William J. Burns President, Carnegie Endowment for International Peace Author, The Back Channel
William J. Burns is president of the Carnegie Endowment for International Peace, the oldest international affairs think tank in the United States. Burns retired from the U.S. Foreign Service in 2014 after a 33-year diplomatic career. He holds the highest rank in the Foreign Service, career ambassador, and is only the second serving career diplomat in history to become deputy secretary of state. He is the author of The Back Channel: A Memoir of American Diplomacy and the Case for Its Renewal.

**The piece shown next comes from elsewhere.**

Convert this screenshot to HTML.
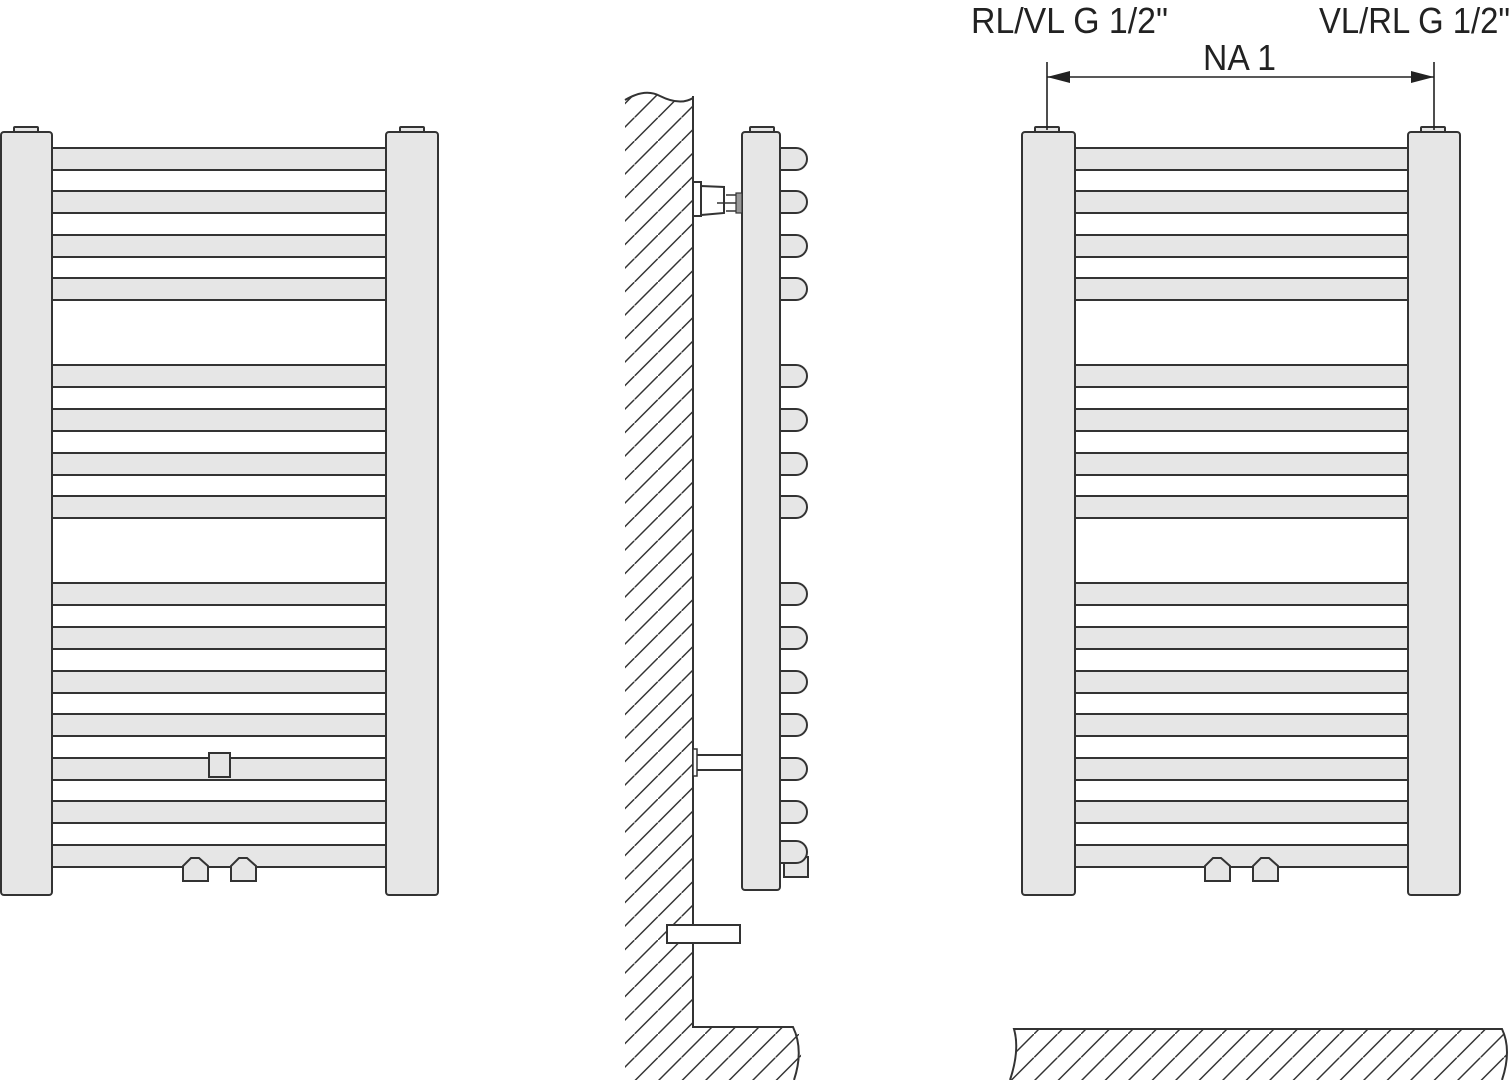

Prior to his tenure as deputy secretary, Burns served from 2008 to 2011 as under secretary for political affairs. He was ambassador to Russia from 2005 to 2008, assistant secretary of state for Near Eastern affairs from 2001 to 2005, and ambassador to Jordan from 1998 to 2001. His other posts in the Foreign Service include: executive secretary of the State Department and special assistant to former secretaries of state Warren Christopher and Madeleine Albright; and minister-counselor for political affairs at the U.S. embassy in Moscow; among other posts.
Burns has been the recipient of three Presidential Distinguished Service Awards and numerous Department of State awards, including three Secretary’s Distinguished Service Awards, two Distinguished Honor Awards, the 2006 Charles E. Cobb, Jr. Ambassadorial Award for Initiative and Success in Trade Development, and the 2005 Robert C. Frasure Memorial Award for Conflict Resolution and Peacemaking.
Burns earned a bachelor’s in history from LaSalle University and master’s and doctoral degrees in international relations from Oxford University, where he studied as a Marshall Scholar.
(Note: This biography was up-to-date as of the date of the lecture. Biographies are not updated over time.)